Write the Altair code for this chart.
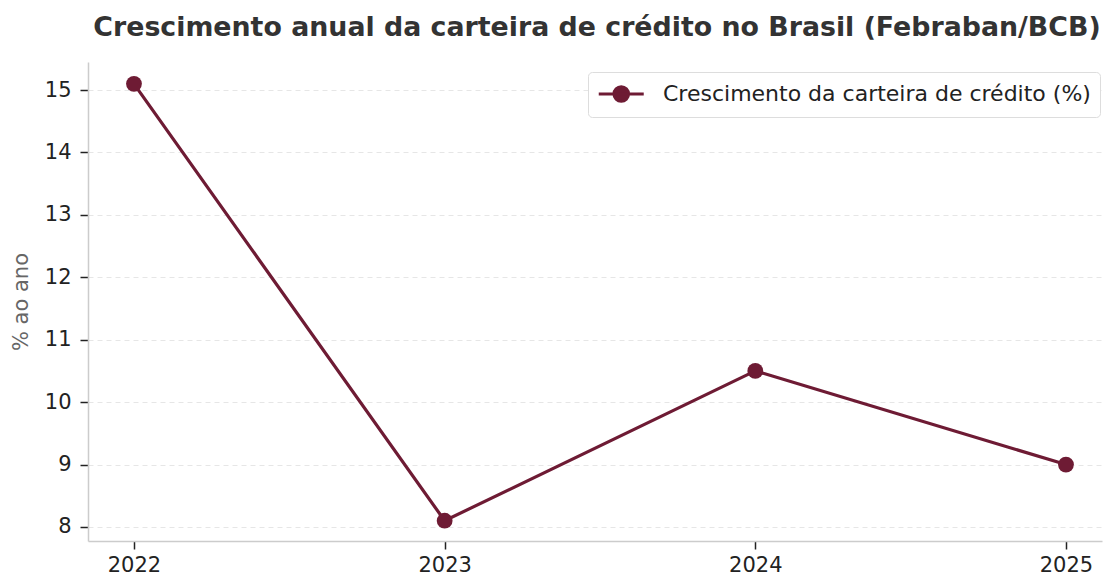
import altair as alt
import pandas as pd

years = [2022, 2023, 2024, 2025]
growth = [15.1, 8.1, 10.5, 9.0]
series_name = "Crescimento da carteira de crédito (%)"
y_ticks = [8, 9, 10, 11, 12, 13, 14, 15]

df = pd.DataFrame({"ano": years, "valor": growth, "serie": [series_name] * len(years)})

COLOR = "#6e1b34"
FONT = "DejaVu Sans"

sym_path = "M-1,0L3,0M0.35,0A0.65,0.65,0,1,1,1.65,0A0.65,0.65,0,1,1,0.35,0Z"

x = alt.X("ano:Q", scale=alt.Scale(domain=[2021.852, 2025.116], nice=False, zero=False),
          axis=alt.Axis(values=years, format="d", title=None, grid=False,
                        domainColor="#cccccc", domainWidth=1.5,
                        tickColor="#222222", tickSize=8, tickWidth=1.5,
                        labelFont=FONT, labelFontSize=21, labelColor="#222222",
                        labelPadding=5))
y = alt.Y("valor:Q", scale=alt.Scale(domain=[7.775, 15.45], nice=False, zero=False),
          axis=alt.Axis(values=y_ticks, title="% ao ano", grid=True,
                        gridColor="#e6e6e6", gridDash=[5, 4], gridWidth=1,
                        domainColor="#cccccc", domainWidth=1.5,
                        tickColor="#222222", tickSize=8, tickWidth=1.5,
                        labelFont=FONT, labelFontSize=21, labelColor="#222222",
                        labelPadding=9,
                        titleFont=FONT, titleFontSize=21, titleFontWeight="normal",
                        titleColor="#666666", titlePadding=13))

line = alt.Chart(df).mark_line(strokeWidth=3.2).encode(
    x=x, y=y,
    color=alt.Color("serie:N", scale=alt.Scale(range=[COLOR]),
                    legend=alt.Legend(title=None, orient="none", legendX=500, legendY=10,
                                      symbolType=sym_path, symbolSize=506,
                                      symbolStrokeWidth=3, symbolFillColor=COLOR,
                                      symbolStrokeColor=COLOR,
                                      labelFont=FONT, labelFontSize=22, labelColor="#222222",
                                      labelOffset=40, labelLimit=1000,
                                      fillColor="white", strokeColor="#dddddd",
                                      cornerRadius=4, padding=9))
)
points = alt.Chart(df).mark_point(filled=True, size=250, opacity=1, color=COLOR).encode(x=x, y=y)

chart = (line + points).properties(
    width=1014, height=479,
    title=alt.Title("Crescimento anual da carteira de crédito no Brasil (Febraban/BCB)",
                    font=FONT, fontSize=26.8, fontWeight="bold", color="#333333",
                    anchor="middle", offset=20, dx=2),
    autosize=alt.AutoSizeParams(type="none"),
    padding={"left": 80, "top": 54, "right": 2, "bottom": 40},
).configure_view(stroke=None)

chart.save("out.html", embed_options={"renderer": "svg", "actions": False})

------------------------------------------------------------

Transcribe the material exactly, keeping every word and none of the pictures.

Write the Altair code for this chart.
import altair as alt
import pandas as pd

years = [2022, 2023, 2024, 2025]
growth = [15.1, 8.1, 10.5, 9.0]
series_name = "Crescimento da carteira de crédito (%)"
y_ticks = [8, 9, 10, 11, 12, 13, 14, 15]

df = pd.DataFrame({"ano": years, "valor": growth, "serie": [series_name] * len(years)})

COLOR = "#6e1b34"
FONT = "DejaVu Sans"

sym_path = "M-1,0L3,0M0.35,0A0.65,0.65,0,1,1,1.65,0A0.65,0.65,0,1,1,0.35,0Z"

x = alt.X("ano:Q", scale=alt.Scale(domain=[2021.852, 2025.116], nice=False, zero=False),
          axis=alt.Axis(values=years, format="d", title=None, grid=False,
                        domainColor="#cccccc", domainWidth=1.5,
                        tickColor="#222222", tickSize=8, tickWidth=1.5,
                        labelFont=FONT, labelFontSize=21, labelColor="#222222",
                        labelPadding=5))
y = alt.Y("valor:Q", scale=alt.Scale(domain=[7.775, 15.45], nice=False, zero=False),
          axis=alt.Axis(values=y_ticks, title="% ao ano", grid=True,
                        gridColor="#e6e6e6", gridDash=[5, 4], gridWidth=1,
                        domainColor="#cccccc", domainWidth=1.5,
                        tickColor="#222222", tickSize=8, tickWidth=1.5,
                        labelFont=FONT, labelFontSize=21, labelColor="#222222",
                        labelPadding=9,
                        titleFont=FONT, titleFontSize=21, titleFontWeight="normal",
                        titleColor="#666666", titlePadding=13))

line = alt.Chart(df).mark_line(strokeWidth=3.2).encode(
    x=x, y=y,
    color=alt.Color("serie:N", scale=alt.Scale(range=[COLOR]),
                    legend=alt.Legend(title=None, orient="none", legendX=500, legendY=10,
                                      symbolType=sym_path, symbolSize=506,
                                      symbolStrokeWidth=3, symbolFillColor=COLOR,
                                      symbolStrokeColor=COLOR,
                                      labelFont=FONT, labelFontSize=22, labelColor="#222222",
                                      labelOffset=40, labelLimit=1000,
                                      fillColor="white", strokeColor="#dddddd",
                                      cornerRadius=4, padding=9))
)
points = alt.Chart(df).mark_point(filled=True, size=250, opacity=1, color=COLOR).encode(x=x, y=y)

chart = (line + points).properties(
    width=1014, height=479,
    title=alt.Title("Crescimento anual da carteira de crédito no Brasil (Febraban/BCB)",
                    font=FONT, fontSize=26.8, fontWeight="bold", color="#333333",
                    anchor="middle", offset=20, dx=2),
    autosize=alt.AutoSizeParams(type="none"),
    padding={"left": 80, "top": 54, "right": 2, "bottom": 40},
).configure_view(stroke=None)

chart.save("out.html", embed_options={"renderer": "svg", "actions": False})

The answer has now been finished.